---- Working data

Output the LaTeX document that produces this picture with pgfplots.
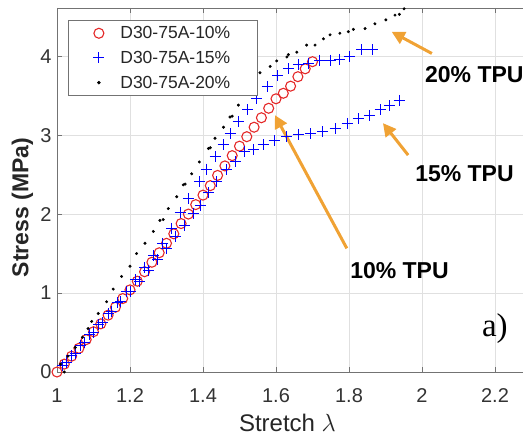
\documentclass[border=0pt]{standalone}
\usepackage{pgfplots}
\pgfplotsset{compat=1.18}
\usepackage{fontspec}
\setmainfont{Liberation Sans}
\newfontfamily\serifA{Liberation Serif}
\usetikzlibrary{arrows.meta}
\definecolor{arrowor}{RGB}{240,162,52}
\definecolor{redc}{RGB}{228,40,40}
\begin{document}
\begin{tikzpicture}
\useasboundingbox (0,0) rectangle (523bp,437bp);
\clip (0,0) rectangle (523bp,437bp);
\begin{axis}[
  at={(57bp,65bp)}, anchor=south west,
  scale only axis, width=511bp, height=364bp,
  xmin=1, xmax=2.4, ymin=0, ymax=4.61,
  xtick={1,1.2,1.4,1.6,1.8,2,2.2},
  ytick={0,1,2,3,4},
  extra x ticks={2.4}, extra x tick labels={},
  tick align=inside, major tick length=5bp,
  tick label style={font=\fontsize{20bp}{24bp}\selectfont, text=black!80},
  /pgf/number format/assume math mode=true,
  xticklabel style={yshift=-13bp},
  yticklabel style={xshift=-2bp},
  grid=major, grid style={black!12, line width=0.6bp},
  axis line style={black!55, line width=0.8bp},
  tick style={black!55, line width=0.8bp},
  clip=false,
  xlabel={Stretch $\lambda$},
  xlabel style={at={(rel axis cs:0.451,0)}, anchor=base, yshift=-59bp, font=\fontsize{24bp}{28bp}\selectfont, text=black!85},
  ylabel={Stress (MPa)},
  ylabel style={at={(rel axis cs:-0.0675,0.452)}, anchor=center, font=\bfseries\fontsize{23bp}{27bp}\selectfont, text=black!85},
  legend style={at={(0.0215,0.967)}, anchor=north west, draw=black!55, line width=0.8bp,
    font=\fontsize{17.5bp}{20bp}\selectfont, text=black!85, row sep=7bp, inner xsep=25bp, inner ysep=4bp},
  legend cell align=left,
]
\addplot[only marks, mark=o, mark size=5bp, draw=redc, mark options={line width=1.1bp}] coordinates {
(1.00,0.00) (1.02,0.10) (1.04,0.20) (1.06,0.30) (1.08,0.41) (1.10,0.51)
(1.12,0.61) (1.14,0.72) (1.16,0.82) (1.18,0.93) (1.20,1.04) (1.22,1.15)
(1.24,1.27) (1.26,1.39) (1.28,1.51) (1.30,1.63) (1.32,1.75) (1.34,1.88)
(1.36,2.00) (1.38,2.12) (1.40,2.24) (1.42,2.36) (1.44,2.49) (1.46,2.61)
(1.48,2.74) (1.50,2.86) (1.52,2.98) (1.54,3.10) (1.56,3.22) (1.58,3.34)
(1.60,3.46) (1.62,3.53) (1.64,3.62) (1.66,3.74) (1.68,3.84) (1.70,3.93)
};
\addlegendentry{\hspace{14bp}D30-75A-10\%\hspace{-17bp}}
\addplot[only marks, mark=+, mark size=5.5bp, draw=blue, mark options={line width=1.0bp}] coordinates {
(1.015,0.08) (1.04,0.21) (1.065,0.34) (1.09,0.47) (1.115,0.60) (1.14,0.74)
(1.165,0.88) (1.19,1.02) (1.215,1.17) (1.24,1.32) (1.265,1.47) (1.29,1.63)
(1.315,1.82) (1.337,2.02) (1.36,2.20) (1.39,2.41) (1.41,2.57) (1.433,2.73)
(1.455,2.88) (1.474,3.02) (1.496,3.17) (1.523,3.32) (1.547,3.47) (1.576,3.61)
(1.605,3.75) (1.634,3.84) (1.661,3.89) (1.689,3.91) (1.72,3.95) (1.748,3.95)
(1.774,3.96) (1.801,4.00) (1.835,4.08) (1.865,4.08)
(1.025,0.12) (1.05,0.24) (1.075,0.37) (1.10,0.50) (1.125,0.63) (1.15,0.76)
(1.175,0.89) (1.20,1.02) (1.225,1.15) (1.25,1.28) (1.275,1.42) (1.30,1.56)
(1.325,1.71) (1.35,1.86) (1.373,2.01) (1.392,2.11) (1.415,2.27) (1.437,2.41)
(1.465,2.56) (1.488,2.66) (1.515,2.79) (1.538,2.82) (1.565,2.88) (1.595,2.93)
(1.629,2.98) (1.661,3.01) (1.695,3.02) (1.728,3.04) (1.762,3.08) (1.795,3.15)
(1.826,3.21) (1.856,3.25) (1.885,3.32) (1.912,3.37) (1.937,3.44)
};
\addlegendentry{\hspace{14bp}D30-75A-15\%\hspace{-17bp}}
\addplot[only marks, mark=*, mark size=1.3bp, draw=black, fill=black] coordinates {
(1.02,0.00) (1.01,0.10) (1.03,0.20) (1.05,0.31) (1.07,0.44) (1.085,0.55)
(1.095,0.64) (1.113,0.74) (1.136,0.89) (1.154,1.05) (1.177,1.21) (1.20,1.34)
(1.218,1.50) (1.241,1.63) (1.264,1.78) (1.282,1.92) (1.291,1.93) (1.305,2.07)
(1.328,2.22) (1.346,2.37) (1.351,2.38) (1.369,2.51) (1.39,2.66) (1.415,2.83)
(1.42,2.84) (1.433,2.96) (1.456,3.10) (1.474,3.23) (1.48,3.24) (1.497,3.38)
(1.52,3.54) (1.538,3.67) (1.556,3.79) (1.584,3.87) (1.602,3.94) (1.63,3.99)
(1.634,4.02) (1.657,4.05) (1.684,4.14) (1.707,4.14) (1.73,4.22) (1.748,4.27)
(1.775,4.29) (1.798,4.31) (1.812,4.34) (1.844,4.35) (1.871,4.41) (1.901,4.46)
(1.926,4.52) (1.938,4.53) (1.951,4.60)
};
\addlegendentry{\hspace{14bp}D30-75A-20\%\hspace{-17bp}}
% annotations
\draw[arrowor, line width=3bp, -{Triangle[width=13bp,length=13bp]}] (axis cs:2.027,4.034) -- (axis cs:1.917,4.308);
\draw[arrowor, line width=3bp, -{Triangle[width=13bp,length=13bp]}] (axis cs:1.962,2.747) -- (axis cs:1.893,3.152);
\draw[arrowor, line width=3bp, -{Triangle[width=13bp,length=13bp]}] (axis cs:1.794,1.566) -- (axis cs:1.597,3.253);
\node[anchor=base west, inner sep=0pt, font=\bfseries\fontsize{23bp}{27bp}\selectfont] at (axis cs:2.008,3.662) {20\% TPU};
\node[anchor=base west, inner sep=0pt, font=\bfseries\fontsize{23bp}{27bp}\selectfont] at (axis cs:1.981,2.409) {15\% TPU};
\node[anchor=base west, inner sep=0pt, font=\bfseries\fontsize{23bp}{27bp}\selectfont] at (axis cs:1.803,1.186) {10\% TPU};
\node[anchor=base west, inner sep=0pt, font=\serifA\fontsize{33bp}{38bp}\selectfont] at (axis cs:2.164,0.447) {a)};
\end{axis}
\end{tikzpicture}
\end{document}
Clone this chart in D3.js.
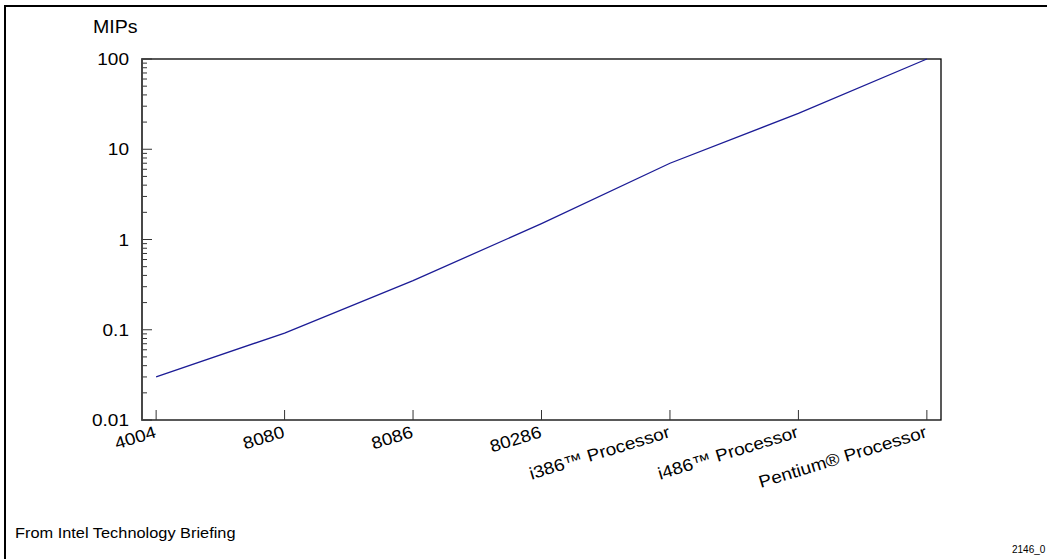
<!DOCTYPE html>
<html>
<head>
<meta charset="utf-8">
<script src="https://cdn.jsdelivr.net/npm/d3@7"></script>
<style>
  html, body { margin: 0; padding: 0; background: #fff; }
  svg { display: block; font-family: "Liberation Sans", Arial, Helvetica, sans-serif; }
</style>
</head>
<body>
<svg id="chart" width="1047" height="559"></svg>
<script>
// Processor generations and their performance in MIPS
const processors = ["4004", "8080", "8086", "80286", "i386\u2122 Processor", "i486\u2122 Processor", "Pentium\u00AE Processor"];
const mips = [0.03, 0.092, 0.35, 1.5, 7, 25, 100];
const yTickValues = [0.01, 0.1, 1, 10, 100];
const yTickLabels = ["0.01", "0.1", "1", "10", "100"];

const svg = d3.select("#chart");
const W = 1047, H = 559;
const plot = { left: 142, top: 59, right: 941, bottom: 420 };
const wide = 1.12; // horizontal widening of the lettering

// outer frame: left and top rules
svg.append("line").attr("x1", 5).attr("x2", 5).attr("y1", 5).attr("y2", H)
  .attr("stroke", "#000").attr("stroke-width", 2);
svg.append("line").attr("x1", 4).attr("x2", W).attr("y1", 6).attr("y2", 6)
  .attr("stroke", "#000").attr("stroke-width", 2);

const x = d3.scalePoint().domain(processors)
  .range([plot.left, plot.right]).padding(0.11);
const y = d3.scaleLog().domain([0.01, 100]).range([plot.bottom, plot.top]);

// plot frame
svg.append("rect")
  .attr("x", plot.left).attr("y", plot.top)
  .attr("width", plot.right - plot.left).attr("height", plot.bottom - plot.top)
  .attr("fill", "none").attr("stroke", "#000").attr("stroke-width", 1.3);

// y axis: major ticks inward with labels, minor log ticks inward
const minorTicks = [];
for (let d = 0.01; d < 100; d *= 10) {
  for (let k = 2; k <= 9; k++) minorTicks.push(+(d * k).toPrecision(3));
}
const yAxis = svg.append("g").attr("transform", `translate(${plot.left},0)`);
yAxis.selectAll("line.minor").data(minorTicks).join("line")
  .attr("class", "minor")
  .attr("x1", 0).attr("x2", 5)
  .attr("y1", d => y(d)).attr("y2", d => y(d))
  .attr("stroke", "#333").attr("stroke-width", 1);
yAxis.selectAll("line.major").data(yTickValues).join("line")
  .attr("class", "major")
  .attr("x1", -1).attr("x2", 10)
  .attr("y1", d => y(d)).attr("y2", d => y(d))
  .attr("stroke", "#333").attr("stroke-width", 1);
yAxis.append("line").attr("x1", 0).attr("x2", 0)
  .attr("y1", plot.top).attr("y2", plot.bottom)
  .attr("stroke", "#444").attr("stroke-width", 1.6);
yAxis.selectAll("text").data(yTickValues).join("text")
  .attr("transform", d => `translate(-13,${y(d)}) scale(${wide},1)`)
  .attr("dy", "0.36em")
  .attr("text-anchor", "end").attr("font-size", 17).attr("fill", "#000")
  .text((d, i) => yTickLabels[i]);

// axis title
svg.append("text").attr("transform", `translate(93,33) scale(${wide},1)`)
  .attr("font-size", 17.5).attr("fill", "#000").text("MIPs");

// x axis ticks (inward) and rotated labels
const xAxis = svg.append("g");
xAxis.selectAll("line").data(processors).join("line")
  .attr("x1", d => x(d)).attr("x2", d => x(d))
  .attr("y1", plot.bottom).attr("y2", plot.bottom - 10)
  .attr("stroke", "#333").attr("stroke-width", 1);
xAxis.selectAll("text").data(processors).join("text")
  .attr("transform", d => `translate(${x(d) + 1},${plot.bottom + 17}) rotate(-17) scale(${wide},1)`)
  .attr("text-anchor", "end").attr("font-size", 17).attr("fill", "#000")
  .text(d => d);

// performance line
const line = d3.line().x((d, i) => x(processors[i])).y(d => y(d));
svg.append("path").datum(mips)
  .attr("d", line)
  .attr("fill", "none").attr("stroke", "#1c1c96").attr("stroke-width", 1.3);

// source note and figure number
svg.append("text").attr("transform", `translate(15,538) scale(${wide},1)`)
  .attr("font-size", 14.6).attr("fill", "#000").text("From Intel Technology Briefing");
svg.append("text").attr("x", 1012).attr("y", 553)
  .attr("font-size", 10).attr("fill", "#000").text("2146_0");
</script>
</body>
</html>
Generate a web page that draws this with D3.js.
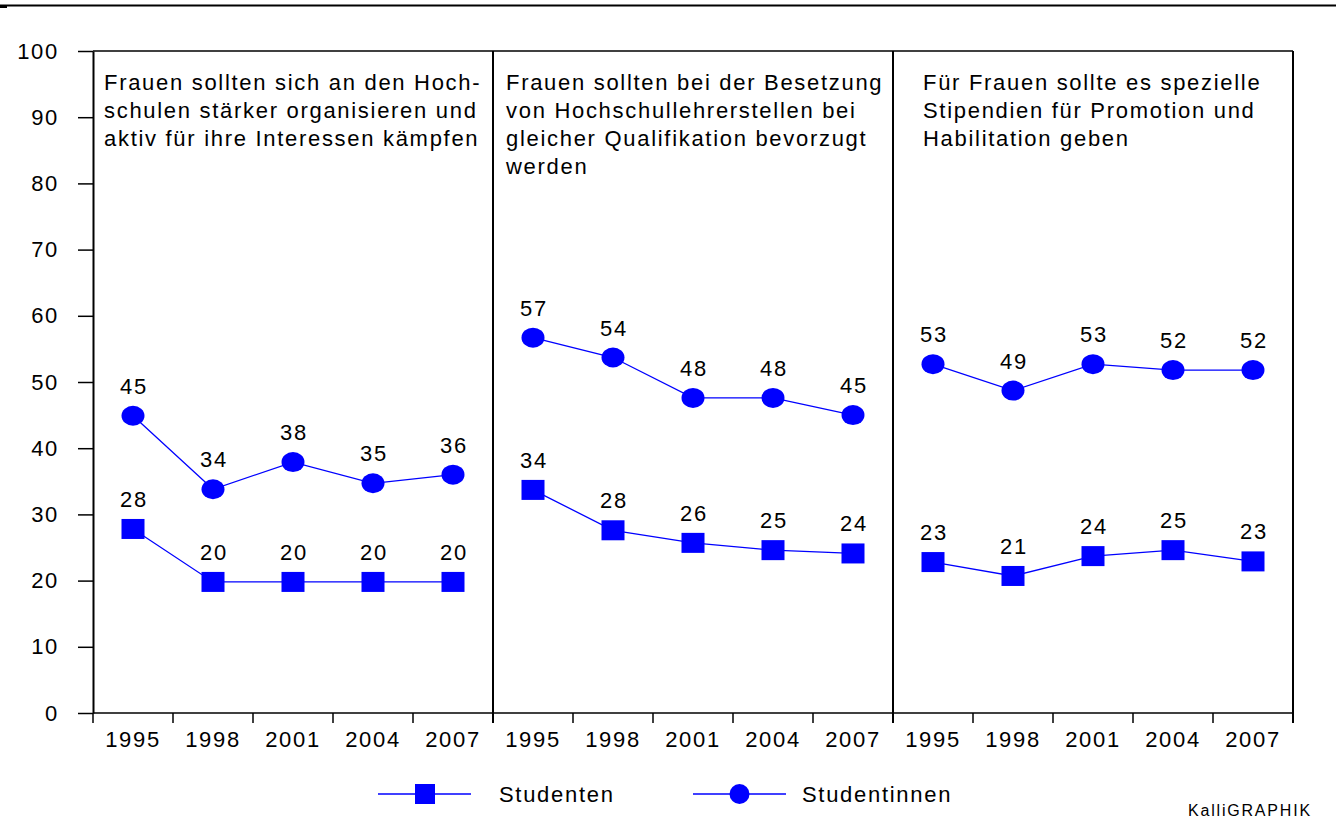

--------

> Direction
Search the records above for "that". Copy each line where it is found.

> Output
Output the LaTeX document that produces this picture with pgfplots.
Generate a web page that draws this with D3.js.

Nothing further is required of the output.